Butterfield accused DeSantis, who is widely seen as a top contender for the 2024 Republican presidential nomination, of “attempting to politicize a problem that doesn’t exist.” The chairman noted that Florida has seen few examples of voting fraud or wrongdoing.

“It is a waste of time and energy, and it sends the wrong message to the Floridians and to those wanting to vote,” Butterfield, a former judge, told reporters after Wednesday’s meeting.

Florida prosecutors and local law enforcement agencies “are very capable” of addressing election-related crimes, Butterfield said.

“But to create any elections police is unprecedented. I don’t know of any other state in the country that does that. And it tells me that the governor is simply trying to grab a headline,” he added.

The subcommittee decided to hold a hearing in Florida “because we had negative reports about legislation coming out of the state that affects the right to vote,” said Butterfield, whose panel held meetings this year in New Mexico and Texas.

But U.S. Rep. Brian Steil, a Wisconsin Republican who serves on the subcommittee and who attended Wednesday’s meeting via video, blamed Democrats for eroding voters’ confidence in elections by criticizing what he called “election integrity” laws.

“What we’re actually seeing is laws being put in place that make it easy to vote and hard to cheat,” Steil said. “Florida has worked hard to strengthen their laws to ensure free, fair and secure elections. … It’s those on the left who are undermining our democracy by making false claims.”

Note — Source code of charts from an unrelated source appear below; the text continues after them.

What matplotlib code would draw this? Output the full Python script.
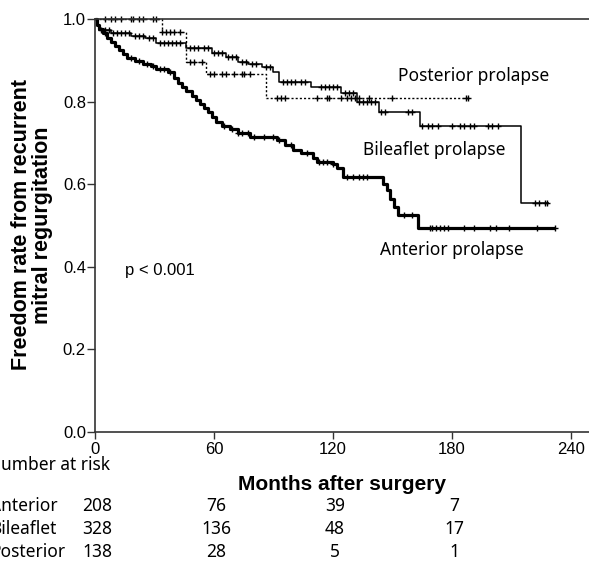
import numpy as np
import matplotlib
matplotlib.use('Agg')
from matplotlib import pyplot as plt
import matplotlib.transforms as mtransforms

# Kaplan-Meier steps (months, survival)
ant_t = [0, 1, 2, 4, 6, 8, 10, 12, 14, 16, 20, 24, 28, 31, 37, 40, 42, 44, 46, 49,
         51, 53, 55, 57, 59, 61, 64, 68, 72, 78, 92, 96, 100, 104, 110, 112, 120,
         122, 125, 145, 147, 149, 151, 153, 163, 232]
ant_s = [1.0, .985, .975, .965, .955, .945, .935, .925, .915, .905, .898, .892, .886,
         .880, .872, .857, .846, .835, .825, .814, .804, .794, .785, .774, .763, .750,
         .742, .733, .724, .714, .707, .695, .683, .675, .663, .654, .650, .639, .617,
         .600, .585, .565, .545, .525, .494, .494]
ant_cens = [5, 18, 22, 26, 29, 33, 35, 38, 65, 69, 72, 74, 77, 80, 85, 90, 93, 99,
            107, 113, 115, 117, 120, 127, 130, 133, 135, 137, 156, 160, 169, 170, 172,
            174, 176, 178, 186, 191, 199, 202, 209, 223, 232]

bil_t = [0, 1, 2, 8, 18, 25, 31, 46, 59, 66, 72, 77, 84, 90, 93, 109, 124, 132, 143,
         164, 215, 229]
bil_s = [1.0, .985, .973, .966, .960, .955, .942, .930, .918, .908, .896, .890, .884,
         .872, .847, .835, .821, .799, .775, .741, .554, .554]
bil_cens = [3, 5, 7, 9, 11, 13, 15, 17, 20, 22, 24, 27, 29, 33, 35, 37, 39, 41, 43,
            48, 50, 52, 55, 57, 60, 62, 64, 67, 69, 71, 74, 76, 79, 81, 86, 88, 95, 97,
            99, 101, 104, 106, 114, 116, 118, 120, 122, 126, 128, 130, 133, 135, 137,
            139, 141, 144, 146, 158, 160, 165, 168, 170, 173, 180, 184, 186, 189, 191,
            198, 200, 203, 222, 224, 227, 228]

pos_t = [0, 34, 46, 56, 86, 188]
pos_s = [1.0, .969, .896, .867, .809, .809]
pos_cens = [5, 8, 10, 13, 18, 19, 22, 24, 29, 31, 34, 36, 38, 40, 43, 48, 50, 54, 58,
            60, 64, 66, 70, 74, 75, 78, 92, 94, 96, 112, 117, 118, 124, 127, 129, 131,
            133, 138, 150, 187, 188]

risk_months = [0, 60, 120, 180]
risk_groups = ['Anterior', 'Bileaflet', 'Posterior']
risk_counts = [[208, 76, 39, 7],
               [328, 136, 48, 17],
               [138, 28, 5, 1]]

W, H = 589, 565
fig = plt.figure(figsize=(W / 100, H / 100), dpi=100)
ax = fig.add_axes([95 / W, 133 / H, 494 / W, 413 / H])

def km(t, s, cens, lw, ls):
    t = np.array(t, float)
    s = np.array(s, float)
    ax.step(t, s, where='post', color='black', lw=lw, ls=ls, clip_on=False,
            solid_capstyle='butt')
    c = np.array(cens, float)
    cy = s[np.searchsorted(t, c, side='right') - 1]
    ax.plot(c, cy, '+', color='black', ms=5, mew=1, clip_on=False)

km(pos_t, pos_s, pos_cens, 1.0, (0, (1.5, 1.5)))
km(bil_t, bil_s, bil_cens, 1.1, '-')
km(ant_t, ant_s, ant_cens, 2.3, '-')

ax.set_xlim(0, 249.1)
ax.set_ylim(0, 1.0)
ax.set_xticks([0, 60, 120, 180, 240])
ax.set_yticks([0, 0.2, 0.4, 0.6, 0.8, 1.0])
ax.set_yticklabels(['%.1f' % v for v in ax.get_yticks()])
for lab in ax.get_xticklabels() + ax.get_yticklabels():
    lab.set_family('Liberation Sans')
    lab.set_fontsize(12)
ax.tick_params(axis='y', length=6, width=1, pad=0.5, color='#333333')
ax.tick_params(axis='x', length=5, width=1, pad=2.5, color='#333333')
ax.spines['right'].set_visible(False)
for sp in ['left', 'bottom', 'top']:
    ax.spines[sp].set_linewidth(1.2)
    ax.spines[sp].set_color('#333333')

lab_font = dict(family='Noto Sans', fontsize=12.5, ha='center', va='center')
ax.text(191, 0.862, 'Posterior prolapse', **lab_font)
ax.text(171, 0.682, 'Bileaflet prolapse', **lab_font)
ax.text(180, 0.440, 'Anterior prolapse', **lab_font)
ax.text(32.5, 0.39, 'p < 0.001', family='Liberation Sans', fontsize=12,
        ha='center', va='center')

fig.text(32 / W, 1 - 225 / H, 'Freedom rate from recurrent\nmitral regurgitation',
         family='Liberation Sans', fontweight='bold', fontsize=15.5, rotation=90,
         ha='center', va='center', linespacing=1.05, multialignment='center')
fig.text(342 / W, 1 - 490 / H, 'Months after surgery', family='Liberation Sans',
         fontweight='bold', fontsize=15, ha='center', va='baseline')

# number at risk table
tab = dict(family='Noto Sans', fontsize=12.5, va='baseline')
trans = mtransforms.blended_transform_factory(ax.transData, fig.transFigure)
fig.text(-12 / W, 1 - 470 / H, 'Number at risk', ha='left', **tab)
for i, g in enumerate(risk_groups):
    yb = 1 - (511 + 23 * i) / H
    fig.text(-10 / W, yb, g, ha='left', **tab)
    for m, n in zip(risk_months, risk_counts[i]):
        ax.text(m + 1, yb, str(n), transform=trans, ha='center', clip_on=False, **tab)

fig.savefig('out.png', dpi=100)
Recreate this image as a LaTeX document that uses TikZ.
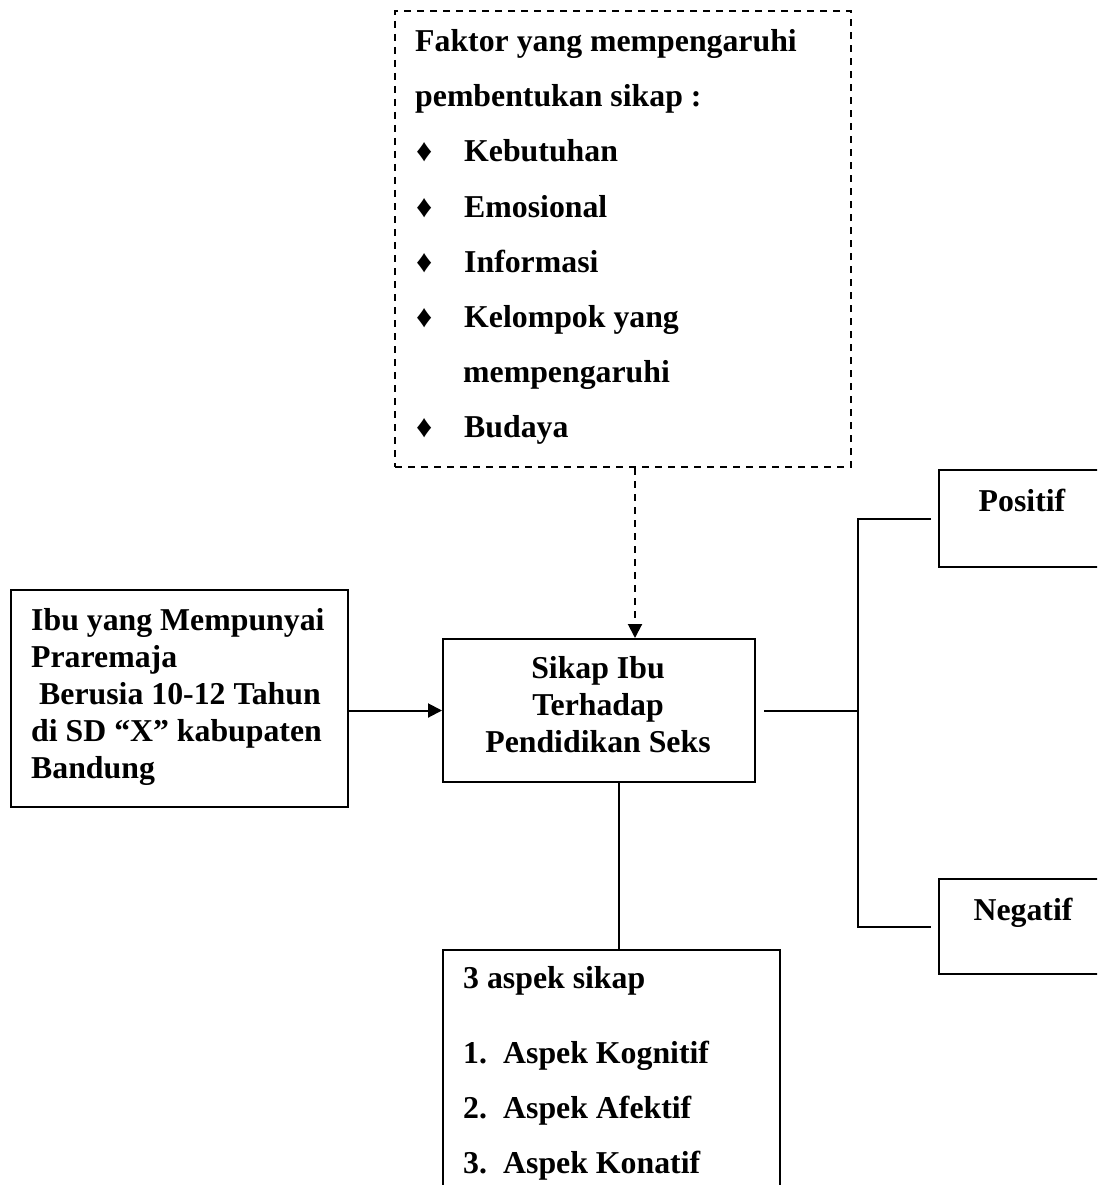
\documentclass[tikz,border=0pt]{standalone}
\usepackage{fontspec}
\setmainfont{Liberation Serif}
\usetikzlibrary{arrows.meta}
\begin{document}
\begin{tikzpicture}[x=1pt,y=-1pt,
  every node/.style={font=\fontsize{31.8pt}{38pt}\selectfont\bfseries, inner sep=0pt},
  box/.style={draw, line width=2pt, inner sep=0pt, anchor=north west},
  dbox/.style={box, dash pattern=on 7pt off 6pt},
  txt/.style={anchor=base west},
  ctxt/.style={anchor=base},
  conn/.style={line width=2pt},
  arr/.style={conn, -{Triangle[length=14pt,width=14pt]}},
  darr/.style={arr, dash pattern=on 7pt off 6pt}]
\useasboundingbox (0,0) rectangle (1097,1185);
\clip (0,0) rectangle (1097,1185);
\fill[white] (0,0) rectangle (1097,1185);

% boxes
\node[dbox, minimum width=456pt, minimum height=456pt] (fak) at (394,10) {};
\node[box, minimum width=337pt, minimum height=217pt] (ibu) at (10,589) {};
\node[box, minimum width=312pt, minimum height=143pt] (sik) at (442,638) {};
\node[box, minimum width=190pt, minimum height=97pt] (pos) at (938,469) {};
\node[box, minimum width=190pt, minimum height=95pt] (neg) at (938,878) {};
\node[box, minimum width=337pt, minimum height=260pt] (asp) at (442,949) {};

% top box text
\node[txt] (f1) at (415,52) {Faktor yang mempengaruhi};
\node[txt] (f2) at (415,107) {pembentukan sikap :};
\node[txt] (b1) at (416,162) {♦};
\node[txt] (t1) at (464,162) {Kebutuhan};
\node[txt] (b2) at (416,217) {♦};
\node[txt] (t2) at (464,217) {Emosional};
\node[txt] (b3) at (416,272) {♦};
\node[txt] (t3) at (464,272) {Informasi};
\node[txt] (b4) at (416,327) {♦};
\node[txt] (t4) at (464,327) {Kelompok yang};
\node[txt] (t4b) at (463,382) {mempengaruhi};
\node[txt] (b5) at (416,437) {♦};
\node[txt] (t5) at (464,437) {Budaya};

% left box text
\node[txt] (l1) at (31,630) {Ibu yang Mempunyai};
\node[txt] (l2) at (31,667) {Praremaja};
\node[txt] (l3) at (39,704) {Berusia 10-12 Tahun};
\node[txt] (l4) at (31,741) {di SD “X” kabupaten};
\node[txt] (l5) at (31,778) {Bandung};

% center box text
\node[ctxt] (s1) at (598,678) {Sikap Ibu};
\node[ctxt] (s2) at (598,715) {Terhadap};
\node[ctxt] (s3) at (598,752) {Pendidikan Seks};

% right boxes text
\node[ctxt] (p1) at (1022,511) {Positif};
\node[ctxt] (n1) at (1023,920) {Negatif};

% bottom box text
\node[txt] (a0) at (463,988) {3 aspek sikap};
\node[txt] (a1n) at (463,1063) {1.};
\node[txt] (a1) at (503,1063) {Aspek Kognitif};
\node[txt] (a2n) at (463,1118) {2.};
\node[txt] (a2) at (503,1118) {Aspek Afektif};
\node[txt] (a3n) at (463,1173) {3.};
\node[txt] (a3) at (503,1173) {Aspek Konatif};

% connectors
\coordinate (dx) at (635,0);
\draw[darr] (fak.south -| dx) -- (sik.north -| dx);
\draw[arr] (ibu.east |- sik.west) -- (sik.west);
\coordinate (jx) at (858,0);
\coordinate (j) at (jx |- sik.east);
\draw[conn] ([xshift=8pt]sik.east) -- (j);
\draw[conn] ([xshift=-7pt]pos.west) -| (j) |- ([xshift=-7pt]neg.west);
\coordinate (bx) at (619,0);
\draw[conn] (sik.south -| bx) -- (asp.north -| bx);
\end{tikzpicture}
\end{document}
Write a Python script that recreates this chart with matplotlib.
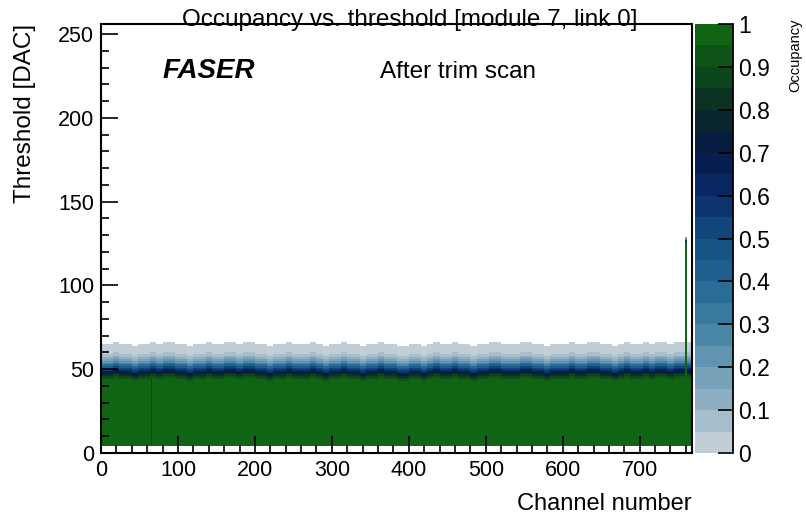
import numpy as np
import matplotlib
matplotlib.use('Agg')
import matplotlib.pyplot as plt
from matplotlib.colors import LinearSegmentedColormap, ListedColormap
from matplotlib.ticker import MultipleLocator

plt.rcParams['font.family'] = ['Liberation Sans', 'DejaVu Sans']

# Scan geometry
n_channels = 768
n_thresholds = 256
scan_start = 4          # first scanned threshold (bins below are empty)

# 50% point of the s-curve, one value per block of 8 channels
block_size = 8
block_mid = [50, 50, 51, 50, 50, 49, 50, 50, 51, 50, 51, 51, 50, 50, 49, 50,
             50, 51, 50, 50, 51, 51, 50, 51, 51, 50, 50, 49, 50, 50, 51, 50,
             50, 50, 51, 50, 49, 50, 50, 51, 50, 50, 49, 50, 50, 51, 50, 50,
             49, 49, 50, 50, 49, 50, 51, 50, 50, 51, 50, 50, 49, 50, 50, 51,
             51, 50, 50, 50, 51, 51, 50, 50, 49, 50, 50, 50, 51, 50, 50, 51,
             51, 50, 50, 49, 50, 51, 50, 50, 51, 50, 51, 51, 50, 51, 51, 51]

# occupancy vs. (threshold - 50% point)
curve_offset = list(range(-8, 15))
curve_occ = [1.0, 0.97, 0.92, 0.86, 0.80, 0.73, 0.65, 0.57, 0.50, 0.42, 0.35,
             0.28, 0.21, 0.15, 0.11, 0.08, 0.06, 0.045, 0.03, 0.02, 0.012,
             0.006, 0.003]

# odd channels
weak_channel = 65
weak_level = 0.88
noisy_channels = [759, 760, 761]
noisy_top = 125
noisy_edge = [0.6, 0.3, 0.15]

# build the 2D map
mids = np.repeat(block_mid, block_size)
occ = np.full((n_thresholds, n_channels), np.nan)
for ch in range(n_channels):
    m = mids[ch]
    occ[scan_start:m + curve_offset[0], ch] = 1.0
    for off, v in zip(curve_offset, curve_occ):
        occ[m + off, ch] = v
occ[scan_start:mids[weak_channel] - 6, weak_channel] = weak_level
for ch in noisy_channels:
    occ[scan_start:noisy_top + 1, ch] = 1.0
    for i, v in enumerate(noisy_edge):
        occ[noisy_top + 1 + i, ch] = v

# ROOT-like palette, 20 contour levels
stops = [(0.00, '#cdd6dd'), (0.10, '#9ab6c8'), (0.20, '#6a9bb5'),
         (0.30, '#3f7fa1'), (0.40, '#226691'), (0.50, '#134e80'),
         (0.60, '#0a2d6a'), (0.70, '#061948'), (0.80, '#0b2a26'),
         (0.90, '#0d4c19'), (1.00, '#116c11')]
grad = LinearSegmentedColormap.from_list('faser', stops)
cmap = ListedColormap([grad((i + 0.5) / 20) for i in range(20)])

fig = plt.figure(figsize=(8.06, 5.19), dpi=100)
ax = fig.add_axes([101 / 806, 1 - 453 / 519, 591 / 806, 429 / 519])
cax = fig.add_axes([695 / 806, 1 - 453 / 519, 38 / 806, 429 / 519])

xedges = np.arange(n_channels + 1)
yedges = np.arange(n_thresholds + 1)
mesh = ax.pcolormesh(xedges, yedges, np.ma.masked_invalid(occ), cmap=cmap,
                     vmin=0, vmax=1, shading='flat', rasterized=True)

ax.set_xlim(0, n_channels)
ax.set_ylim(0, n_thresholds)
ax.xaxis.set_major_locator(MultipleLocator(100))
ax.xaxis.set_minor_locator(MultipleLocator(20))
ax.yaxis.set_major_locator(MultipleLocator(50))
ax.yaxis.set_minor_locator(MultipleLocator(10))
ax.tick_params(which='both', direction='in', top=False, right=False,
               width=1.2, labelsize=15.5, pad=5)
ax.tick_params(which='major', length=12)
ax.tick_params(which='minor', length=6)
for s in ax.spines.values():
    s.set_linewidth(1.5)

ax.set_xlabel('Channel number', fontsize=17, loc='right', labelpad=9)
ax.set_ylabel('Threshold [DAC]', fontsize=17.5, loc='top', labelpad=16)

fig.text(410 / 806, 1 - 26 / 519, 'Occupancy vs. threshold [module 7, link 0]',
         fontsize=17.5, ha='center', va='baseline')
ax.text(163 / 806, 1 - 78 / 519, 'FASER', transform=fig.transFigure,
        fontsize=20, fontweight='bold', fontstyle='italic', va='baseline')
ax.text(380 / 806, 1 - 78 / 519, 'After trim scan', transform=fig.transFigure,
        fontsize=17.5, va='baseline')

cb = fig.colorbar(mesh, cax=cax, ticks=np.arange(0, 1.01, 0.1))
cb.ax.set_yticklabels(['%g' % round(v, 1) for v in np.arange(0, 1.01, 0.1)])
cb.outline.set_visible(False)
cb.ax.tick_params(direction='in', length=11, width=1.2, labelsize=16.5, pad=4)
cb.ax.plot([1, 1], [0, 1], transform=cb.ax.transAxes, color='black',
           lw=1.3, clip_on=False)
fig.text(795 / 806, 1 - 18 / 519, 'Occupancy', rotation=90, fontsize=10.5,
         ha='center', va='top')

fig.savefig('out.png', dpi=100)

Matletha Bennette, a senior staff attorney with the Southern Poverty Law Center’s Voting Rights Group, said the elections policing is “a terrifying reminder of this country’s history of using law enforcement to threaten and intimidate people from voting.”

Other speakers also expressed concern about the investigative unit.

“A lot of us are on guard how this entity can be used to challenge (election) results … maybe create momentum to overturn them,” Brad Ashwell, Florida director of the group All Voting Is Local, said. “It’s clear that that’s no longer a far-out possibility.”

Gadsden County Commissioner Brenda Holt said members of her community, which is the state’s only predominantly Black county, also are wary of recent changes.

“The term election police is intimidating in itself, because the citizens don’t know if there are going to be officers at the polling place,” Holt said. “To do that during an election year is intimidating also.”

Since the 2020 presidential elections, the Republican-controlled Legislature also has passed measures that have made it harder for voters to cast ballots by mail, imposed new regulations on voter-registration groups and heightened sanctions or created new voting-related crimes.

After Florida voters approved a 2018 constitutional amendment aimed at restoring voting rights to felons who have served their time behind bars, the Legislature passed a law requiring felons to pay court fees and fines associated with their crimes before being able to vote.

As part of the once-a-decade redistricting process, state lawmakers recently approved a congressional map that would boost the number of GOP seats and revamp Congressional District 5, a district that stretches across North Florida from Jacksonville to east of Tallahassee. The seat is currently held by U.S. Rep. Al Lawson, who is a Black Democrat.

Lawson, who attended Wednesday’s meeting, called the slew of election-law changes in Florida “just ridiculous.”

Critics maintain that the repeated changes have a disparately negative impact on Black and Hispanic voters. Holt told the subcommittee that the changes are undermining Black voters’ confidence in the electoral process.

“These are things that are concerning. They cause hardship on people that already do not have money to do that,” Holt said. “What happened to just doing the right thing to help people? … Minorities do not trust these new laws.”

But Steil pressed Anderson about whether a “disconnect” with voters is creating problems for elections officials.

“Do you think it’s more challenging, due to the rhetoric on the left that they continue to beat the drum to tell people that it’s difficult to vote?” Steil asked.

“What I find is that the misinformation, it’s hard to pierce through the noise,” Anderson said.